**What you are asked to do**
Leave the pictures out, and output exactly the lines from the one containing "Rebuild this chart as a web page, using Apache" through the one containing "var yTicks = [0,1,2,3,4,5,6,7,8];".

**Records to process**
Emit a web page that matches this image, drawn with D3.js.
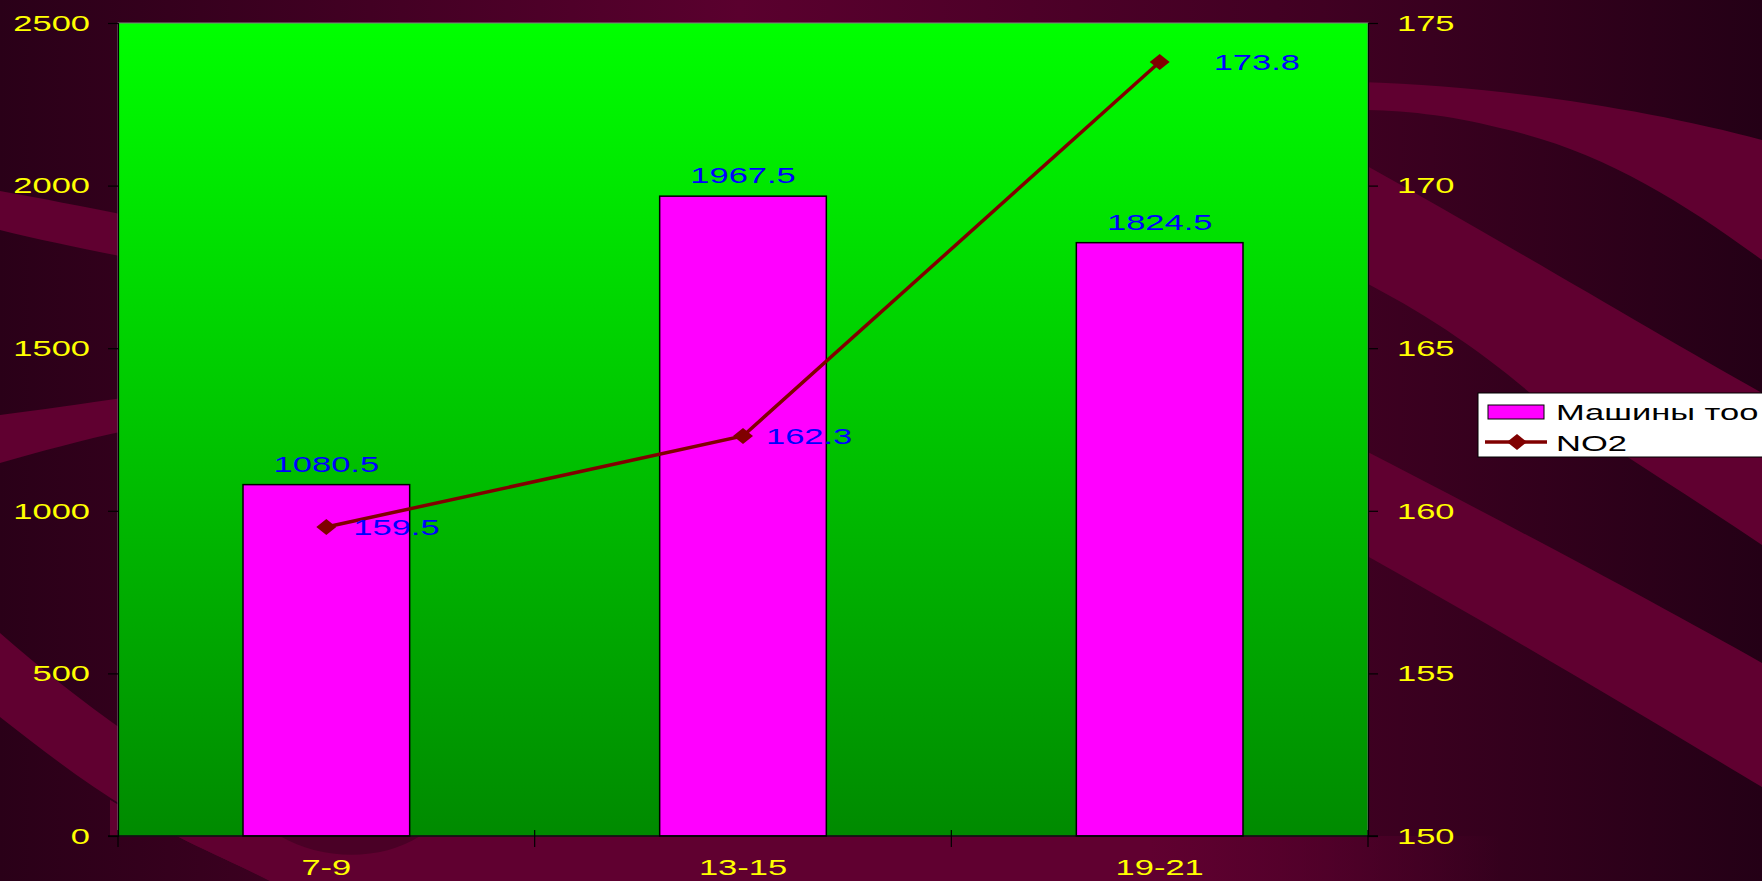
<!DOCTYPE html>
<html><head><meta charset="utf-8">
<script src="https://cdn.jsdelivr.net/npm/d3@7"></script>
<style>html,body{margin:0;padding:0;overflow:hidden;background:#2a0018}</style>
</head><body>
<svg id="c" width="1762" height="881"></svg>
<script>
const categories = ["7-9", "13-15", "19-21"];
const carValues = [1080.5, 1967.5, 1824.5];
const no2Values = [159.5, 162.3, 173.8];
const leftTicks = [0, 500, 1000, 1500, 2000, 2500];
const rightTicks = [150, 155, 160, 165, 170, 175];
const seriesNames = ["Машины тоо", "NO2"];

const W = 1762, H = 881;
const m = {left: 118, top: 23, right: 1368, bottom: 836};
const SX = 1.5, FS = 23;
const font = "'Liberation Sans', Arial, sans-serif";
const svg = d3.select("#c");
const defs = svg.append("defs");

function stext(g, x, y, txt, fill, anchor) {
  return g.append("text").attr("transform", `translate(${x},${y}) scale(${SX},1)`)
    .attr("text-anchor", anchor || "start").attr("font-family", font).attr("font-size", FS)
    .attr("fill", fill).text(txt);
}

// background
const bg = defs.append("linearGradient").attr("id","bg").attr("x1","0").attr("x2","1").attr("y1","0").attr("y2","0");
[[0,"#2a0018"],[0.42,"#5a002e"],[0.75,"#400022"],[1,"#240016"]].forEach(s=>bg.append("stop").attr("offset",s[0]).attr("stop-color",s[1]));
svg.append("rect").attr("width",W).attr("height",H).attr("fill","url(#bg)");
const band = "#600030";
const bands = [
  "M0,191 C40,198 80,206 130,216 L130,258 C80,248 40,240 0,230 Z",
  "M0,415 C40,410 80,404 130,397 L130,430 C80,440 40,452 0,463 Z",
  "M0,633 C40,668 80,700 130,735 L130,810 C80,780 40,748 0,717 Z",
  "M1360,82 C1500,86 1650,110 1762,140 L1762,260 C1680,200 1600,150 1500,128 C1450,115 1400,110 1360,110 Z",
  "M1360,162 C1500,240 1650,330 1762,393 L1762,545 C1680,490 1600,440 1530,393 C1480,350 1420,310 1360,280 Z",
  "M1360,448 C1500,520 1650,600 1762,663 L1762,787 C1650,720 1500,630 1360,552 Z"
];
svg.append("g").selectAll("path").data(bands).join("path").attr("d",d=>d).attr("fill",band);
// bottom strip, fading out to the right
const sg = defs.append("linearGradient").attr("id","sg").attr("gradientUnits","userSpaceOnUse")
  .attr("x1",1150).attr("x2",1500).attr("y1",0).attr("y2",0);
sg.append("stop").attr("offset",0).attr("stop-color",band).attr("stop-opacity",1);
sg.append("stop").attr("offset",1).attr("stop-color",band).attr("stop-opacity",0);
svg.append("path").attr("d","M110,800 C170,836 230,860 270,881 L1550,881 L1550,836 L110,836 Z").attr("fill","url(#sg)");
svg.append("path").attr("d","M110,800 C170,836 230,860 270,881 L1150,881 L1150,836 L110,836 Z").attr("fill",band);
svg.append("path").attr("d","M280,836 C320,860 380,862 420,836 Z").attr("fill","#4a0026");

// plot gradient
const pg = defs.append("linearGradient").attr("id","pg").attr("x1","0").attr("x2","0").attr("y1","0").attr("y2","1");
pg.append("stop").attr("offset",0).attr("stop-color","#00ff00");
pg.append("stop").attr("offset",1).attr("stop-color","#008a00");
svg.append("rect").attr("x",m.left).attr("y",m.top).attr("width",m.right-m.left).attr("height",m.bottom-m.top)
  .attr("fill","url(#pg)").attr("stroke","#808080").attr("stroke-width",1);

const x = d3.scaleBand().domain(categories).range([m.left,m.right]).paddingInner(0).paddingOuter(0);
const yL = d3.scaleLinear().domain([0,2500]).range([m.bottom,m.top]);
const yR = d3.scaleLinear().domain([150,175]).range([m.bottom,m.top]);
const bw = x.bandwidth()*0.4;
const cx = c => x(c)+x.bandwidth()/2;

// bars
svg.append("g").selectAll("rect").data(carValues).join("rect")
  .attr("x",(d,i)=>cx(categories[i])-bw/2)
  .attr("y",d=>yL(d)).attr("width",bw).attr("height",d=>yL(0)-yL(d))
  .attr("fill","#ff00ff").attr("stroke","#000").attr("stroke-width",1.5);

// bar labels
const bl = svg.append("g");
carValues.forEach((d,i)=>stext(bl, cx(categories[i]), yL(d)-13, d.toFixed(1), "#0000ff", "middle"));

// axes
const axL = svg.append("g").attr("transform",`translate(${m.left},0)`)
  .call(d3.axisLeft(yL).tickValues(leftTicks).tickSize(10).tickPadding(18).tickFormat(d3.format("d")));
const axR = svg.append("g").attr("transform",`translate(${m.right},0)`)
  .call(d3.axisRight(yR).tickValues(rightTicks).tickSize(10).tickPadding(19).tickFormat(d3.format("d")));
[axL,axR].forEach(a=>{
  a.select(".domain").attr("stroke","#000").attr("stroke-width",1.2);
  a.selectAll(".tick line").attr("stroke","#000").attr("stroke-width",1.2);
  a.selectAll(".tick text").each(function(){
    const t = d3.select(this);
    const xx = +t.attr("x");
    t.attr("x",0).attr("transform",`translate(${xx},0) scale(${SX},1)`)
     .attr("fill","#ffff00").attr("font-family",font).attr("font-size",FS);
  });
});
// x axis
const xb = svg.append("g");
xb.append("line").attr("x1",m.left-10).attr("x2",m.right+10).attr("y1",m.bottom).attr("y2",m.bottom).attr("stroke","#000").attr("stroke-width",1.5);
const bounds = categories.map(c=>x(c)).concat([m.right]);
xb.selectAll("line.t").data(bounds).join("line").attr("class","t")
  .attr("x1",d=>d).attr("x2",d=>d).attr("y1",m.bottom-6).attr("y2",m.bottom+11).attr("stroke","#000").attr("stroke-width",1.2);
categories.forEach(c=>stext(xb, cx(c), 875, c, "#ffff00", "middle"));

// line
const pts = no2Values.map((v,i)=>[cx(categories[i]), yR(v)]);
svg.append("path").attr("d",d3.line()(pts)).attr("fill","none").attr("stroke","#800000").attr("stroke-width",3.5);
const diamond = (px,py)=>`M${px-10},${py} L${px},${py-8} L${px+10},${py} L${px},${py+8} Z`;
svg.append("g").selectAll("path").data(pts).join("path").attr("d",p=>diamond(p[0],p[1])).attr("fill","#800000");
const labelDx = [27, 23, 54];
const ll = svg.append("g");
no2Values.forEach((d,i)=>stext(ll, pts[i][0]+labelDx[i], pts[i][1]+8, d.toFixed(1), "#0000ff"));

// legend
const lg = svg.append("g");
lg.append("rect").attr("x",1478).attr("y",393).attr("width",300).attr("height",64).attr("fill","#fff").attr("stroke","#000").attr("stroke-width",1);
lg.append("rect").attr("x",1488).attr("y",405).attr("width",56).attr("height",14).attr("fill","#ff00ff").attr("stroke","#000").attr("stroke-width",1);
stext(lg, 1556, 420, seriesNames[0], "#000");
lg.append("line").attr("x1",1485).attr("x2",1547).attr("y1",442).attr("y2",442).attr("stroke","#800000").attr("stroke-width",3.5);
lg.append("path").attr("d",diamond(1517,442)).attr("fill","#800000");
stext(lg, 1556, 451, seriesNames[1], "#000");
</script>
</body></html>
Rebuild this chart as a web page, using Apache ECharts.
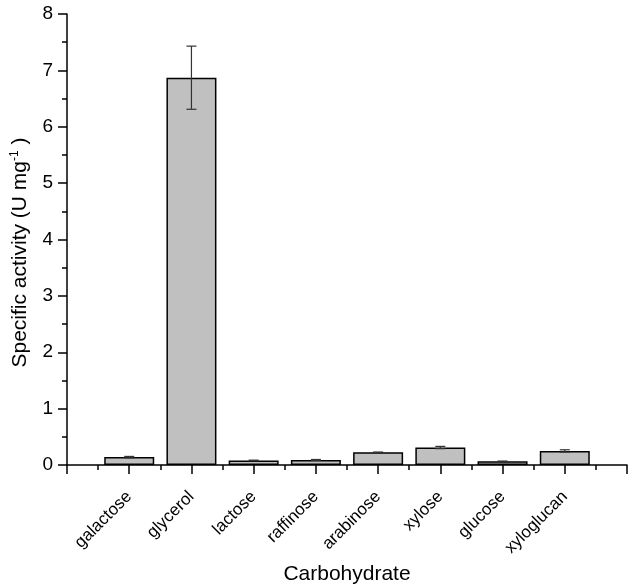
<!DOCTYPE html>
<html><head><meta charset="utf-8">
<script src="https://cdn.jsdelivr.net/npm/echarts@6/dist/echarts.min.js"></script>
<style>html,body{margin:0;padding:0;background:#fff}#c{width:628px;height:586px}</style>
</head><body><div id="c"></div>
<script>
var categories = ['galactose','glycerol','lactose','raffinose','arabinose','xylose','glucose','xyloglucan'];
var activity = [0.14, 6.87, 0.08, 0.09, 0.225, 0.31, 0.065, 0.25];
var errors = [0.012, 0.56, 0.006, 0.008, 0.005, 0.02, 0.005, 0.02];
var yTicks = [0,1,2,3,4,5,6,7,8];

var barData = categories.map(function(c,i){ return [i+1, activity[i]]; });
var errData = categories.map(function(c,i){ return [i+1, activity[i]-errors[i], activity[i]+errors[i]]; });
var font = 'Liberation Sans, Arial, sans-serif';
var chart = echarts.init(document.getElementById('c'));
chart.setOption({
  animation: false,
  grid: {left: 67, right: 1, top: 14, bottom: 121, outerBoundsMode: 'none', containLabel: false},
  xAxis: {
    type: 'value', min: 0, max: 9, interval: 1,
    name: 'Carbohydrate', nameLocation: 'middle', nameGap: 99,
    nameTextStyle: {fontFamily: font, fontSize: 21, color: '#000'},
    axisLine: {lineStyle: {color: '#000', width: 1.5}},
    axisTick: {show: true, inside: false, length: 9, lineStyle: {color: '#000', width: 1.5}},
    minorTick: {show: true, splitNumber: 2, length: 5, lineStyle: {color: '#000', width: 1.5}},
    splitLine: {show: false},
    axisLabel: {
      rotate: 45, margin: 29, fontFamily: font, fontSize: 17, color: '#000',
      formatter: function(v){ return categories[v-1] || ''; }
    }
  },
  yAxis: {
    type: 'value', min: 0, max: 8, interval: 1,
    name: 'Specific activity (U mg{sup|-1}{n| )}', nameLocation: 'middle', nameGap: 36,
    nameTextStyle: {fontFamily: font, fontSize: 21, color: '#000', padding: [0,0,0,-26],
      rich: {sup: {fontFamily: font, fontSize: 12, color: '#000', verticalAlign: 'bottom', padding: [0,0,10,0]},
             n: {fontFamily: font, fontSize: 21, color: '#000'}}},
    axisLine: {show: true, lineStyle: {color: '#000', width: 1.5}},
    axisTick: {show: true, length: 9, lineStyle: {color: '#000', width: 1.5}},
    minorTick: {show: true, splitNumber: 2, length: 5, lineStyle: {color: '#000', width: 1.5}},
    splitLine: {show: false},
    axisLabel: {margin: 14, fontFamily: font, fontSize: 19, color: '#000',
      formatter: function(v){ return yTicks.indexOf(v) >= 0 ? String(v) : ''; }}
  },
  series: [
    {type: 'bar', data: barData, barWidth: 50,
     itemStyle: {color: '#c0c0c0', borderColor: '#000', borderWidth: 1.5}},
    {type: 'custom', data: errData, z: 5,
     renderItem: function(params, api){
       var x = api.value(0);
       var lo = api.coord([x, api.value(1)]);
       var hi = api.coord([x, api.value(2)]);
       var hw = 5;
       var st = {stroke: '#333', lineWidth: 1.2};
       return {type: 'group', children: [
         {type: 'line', shape: {x1: lo[0], y1: lo[1], x2: hi[0], y2: hi[1]}, style: st},
         {type: 'line', shape: {x1: lo[0]-hw, y1: lo[1], x2: lo[0]+hw, y2: lo[1]}, style: st},
         {type: 'line', shape: {x1: hi[0]-hw, y1: hi[1], x2: hi[0]+hw, y2: hi[1]}, style: st}
       ]};
     }}
  ]
});
</script></body></html>
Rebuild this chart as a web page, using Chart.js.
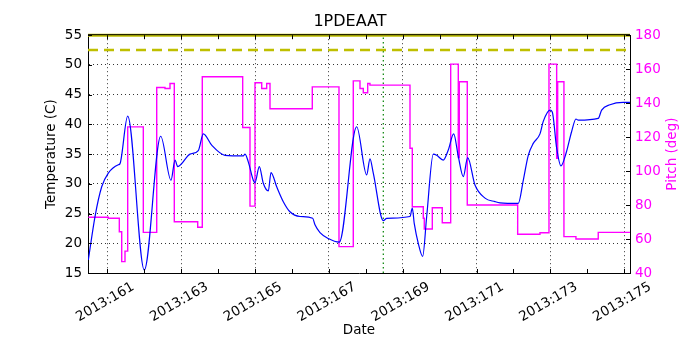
<!DOCTYPE html>
<html>
<head>
<meta charset="utf-8">
<script src="https://cdn.jsdelivr.net/npm/chart.js@4/dist/chart.umd.min.js"></script>
<style>
  html, body { margin: 0; padding: 0; background: #fff; }
  canvas { display: block; }
</style>
</head>
<body>
<canvas id="chart" width="700" height="350"></canvas>
<script>
// day-of-year 2013 (fractional) for each sample
const tempDays = [160.486, 160.667, 160.848, 161.027, 161.298, 161.344, 161.552, 162.002, 162.446, 162.725,
  162.833, 162.906, 163.239, 163.464, 163.600, 163.827, 164.187, 164.683, 164.729, 164.818,
  164.953, 164.999, 165.116, 165.224, 165.360, 165.433, 165.587, 165.766, 165.947, 166.218,
  166.562, 166.624, 166.760, 166.984, 167.282, 167.753, 168.024, 168.113, 168.203, 168.474,
  168.566, 169.197, 169.259, 169.313, 169.421, 169.540, 169.649, 169.828, 169.920, 170.098,
  170.234, 170.380, 170.505, 170.640, 170.759, 170.957, 171.228, 171.499, 171.634, 172.129,
  172.265, 172.400, 172.535, 172.717, 172.806, 172.988, 173.050, 173.169, 173.285, 173.421,
  173.575, 173.691, 173.754, 174.295, 174.387, 174.612, 174.972, 175.154];
const tempValues = [17.2, 24.5, 29.5, 31.8, 33.2, 33.4, 41.4, 15.5, 38.0, 30.6,
  34.0, 32.9, 35.0, 35.6, 38.4, 36.5, 34.8, 34.7, 35.0, 33.7,
  30.6, 30.2, 32.9, 30.1, 28.8, 31.9, 29.5, 27.0, 25.3, 24.5,
  24.2, 23.1, 21.8, 20.8, 20.2, 39.6, 31.5, 34.2, 31.8, 23.8,
  24.2, 24.5, 25.9, 23.3, 20.0, 17.8, 24.5, 35.0, 34.8, 34.0,
  35.7, 38.4, 34.6, 31.2, 34.4, 29.8, 27.6, 27.0, 26.8, 26.7,
  30.6, 34.8, 36.8, 38.4, 40.5, 42.4, 42.1, 36.0, 33.0, 35.1,
  38.8, 40.9, 40.7, 41.0, 42.4, 43.3, 43.7, 43.7];

// pitch holds each value until the next day listed
const pitchDays = [160.486, 161.027, 161.325, 161.390, 161.479, 161.552, 161.975, 162.338, 162.562, 162.698,
  162.814, 163.448, 163.572, 164.666, 164.864, 164.999, 165.181, 165.316, 165.406, 166.551,
  167.274, 167.661, 167.843, 167.932, 168.051, 168.113, 169.197, 169.259, 169.557, 169.584,
  169.801, 170.071, 170.299, 170.505, 170.532, 170.748, 172.113, 172.717, 172.961, 173.169,
  173.196, 173.366, 173.691, 174.295, 175.154];
const pitchValues = [72.8, 72.2, 64.3, 46.7, 52.9, 126.0, 63.9, 149.2, 148.6, 151.6,
  70.2, 66.9, 155.5, 125.7, 79.4, 152.0, 148.6, 151.6, 136.7, 149.6,
  55.5, 153.1, 148.6, 146.1, 151.6, 150.6, 113.4, 79.0, 72.2, 65.9,
  78.4, 69.6, 163.0, 108.0, 152.6, 80.0, 62.8, 63.7, 163.0, 107.5,
  152.6, 61.4, 60.0, 63.9, 63.9];

const xTickDays = [161, 162, 163, 164, 165, 166, 167, 168, 169, 170, 171, 172, 173, 174, 175];
const xRange = [160.477, 175.155];
const tempRange = [15, 55];
const pitchRange = [40, 180];
const planningLimit = 55;
const cautionLimit = 52.5;
const markerDay = 168.474;

const BLUE = "#0000ff";
const MAGENTA = "#ff00ff";
const OLIVE = "#bfbf00";

Chart.defaults.font.family = "DejaVu Sans";
Chart.defaults.font.size = 13.5;
Chart.defaults.color = "#000";

// inward tick marks, top frame line, right-hand axis label
const frame = {
  id: "frame",
  afterDatasetsDraw(chart) {
    const ctx = chart.ctx;
    const a = chart.chartArea;
    const { x, y, y2 } = chart.scales;
    const len = 4;
    ctx.save();
    ctx.strokeStyle = "#000";
    ctx.lineWidth = 1;
    ctx.beginPath();
    ctx.moveTo(a.left, a.top - 0.5);
    ctx.lineTo(a.right, a.top - 0.5);
    xTickDays.forEach((d) => {
      const px = Math.round(x.getPixelForValue(d)) + 0.5;
      ctx.moveTo(px, a.bottom);
      ctx.lineTo(px, a.bottom - len);
      ctx.moveTo(px, a.top);
      ctx.lineTo(px, a.top + len);
    });
    y.ticks.forEach((t) => {
      const py = Math.round(y.getPixelForValue(t.value)) + 0.5;
      ctx.moveTo(a.left, py);
      ctx.lineTo(a.left + len, py);
    });
    y2.ticks.forEach((t) => {
      const py = Math.round(y2.getPixelForValue(t.value)) + 0.5;
      ctx.moveTo(a.right, py);
      ctx.lineTo(a.right - len, py);
    });
    ctx.stroke();

    ctx.translate(672, (a.top + a.bottom) / 2);
    ctx.rotate(-Math.PI / 2);
    ctx.fillStyle = MAGENTA;
    ctx.font = "13.5px 'DejaVu Sans'";
    ctx.textAlign = "center";
    ctx.textBaseline = "middle";
    ctx.fillText("Pitch (deg)", 0, 0);
    ctx.restore();
  },
};

const pts = (xs, ys) => xs.map((d, i) => ({ x: d, y: ys[i] }));

new Chart(document.getElementById("chart"), {
  type: "line",
  data: {
    datasets: [
      {
        label: "Temperature",
        data: pts(tempDays, tempValues),
        yAxisID: "y",
        borderColor: BLUE,
        borderWidth: 1.2,
        pointRadius: 0,
        cubicInterpolationMode: "monotone",
      },
      {
        label: "Planning limit",
        data: pts(xRange, [planningLimit, planningLimit]),
        yAxisID: "y",
        borderColor: OLIVE,
        borderWidth: 3,
        pointRadius: 0,
        clip: false,
      },
      {
        label: "Caution limit",
        data: pts(xRange, [cautionLimit, cautionLimit]),
        yAxisID: "y",
        borderColor: OLIVE,
        borderWidth: 2.5,
        borderDash: [10, 6],
        pointRadius: 0,
      },
      {
        label: "Now",
        data: pts([markerDay, markerDay], tempRange),
        yAxisID: "y",
        borderColor: "#008000",
        borderWidth: 1.2,
        borderDash: [1.5, 3],
        pointRadius: 0,
      },
      {
        label: "Pitch",
        data: pts(pitchDays, pitchValues),
        yAxisID: "y2",
        borderColor: MAGENTA,
        borderWidth: 1.4,
        pointRadius: 0,
        stepped: true,
      },
    ],
  },
  options: {
    responsive: false,
    animation: false,
    events: [],
    layout: { padding: 0 },
    plugins: {
      legend: { display: false },
      tooltip: { enabled: false },
      title: {
        display: true,
        text: "1PDEAAT",
        font: { size: 16, weight: "normal" },
        padding: { top: 12, bottom: 4 },
        color: "#000",
      },
    },
    scales: {
      x: {
        type: "linear",
        min: xRange[0],
        max: xRange[1],
        afterBuildTicks: (scale) => {
          scale.ticks = xTickDays.map((d) => ({ value: d }));
        },
        afterFit: (scale) => {
          scale.height = 77;
        },
        ticks: {
          autoSkip: false,
          minRotation: 30,
          maxRotation: 30,
          padding: 6,
          labelOffset: 26,
          callback: (v) => (v % 2 === 1 ? "2013:" + v : ""),
        },
        grid: {
          drawTicks: false,
          lineWidth: 0.8,
          color: (c) => (c.tick && c.tick.value % 2 === 1 ? "#000" : "rgba(0,0,0,0)"),
        },
        border: { display: true, color: "#000", width: 1, dash: [1, 3] },
        title: { display: true, text: "Date", padding: { top: 0, bottom: 11 } },
      },
      y: {
        position: "left",
        min: tempRange[0],
        max: tempRange[1],
        ticks: { stepSize: 5, padding: 6 },
        afterFit: (scale) => {
          scale.width = 88;
        },
        grid: { drawTicks: false, lineWidth: 0.8, color: "#000" },
        border: { display: true, color: "#000", width: 1, dash: [1, 3] },
        title: { display: true, text: "Temperature (C)", padding: { top: 43, bottom: 0 } },
      },
      y2: {
        position: "right",
        min: pitchRange[0],
        max: pitchRange[1],
        ticks: { stepSize: 20, padding: 5, color: MAGENTA },
        afterFit: (scale) => {
          scale.width = 70;
        },
        grid: { drawTicks: false, drawOnChartArea: false },
        border: { display: true, color: "#000", width: 1 },
      },
    },
  },
  plugins: [frame],
});
</script>
</body>
</html>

**Solution to this task**
Rebuild this chart as a web page, using Apache ECharts.
<!DOCTYPE html>
<html><head><meta charset="utf-8">
<script src="https://cdn.jsdelivr.net/npm/echarts@6/dist/echarts.min.js"></script>
<style>html,body{margin:0;padding:0;background:#fff}#c{width:628px;height:586px}</style>
</head><body><div id="c"></div>
<script>
var categories = ['galactose','glycerol','lactose','raffinose','arabinose','xylose','glucose','xyloglucan'];
var activity = [0.14, 6.87, 0.08, 0.09, 0.225, 0.31, 0.065, 0.25];
var errors = [0.012, 0.56, 0.006, 0.008, 0.005, 0.02, 0.005, 0.02];
var yTicks = [0,1,2,3,4,5,6,7,8];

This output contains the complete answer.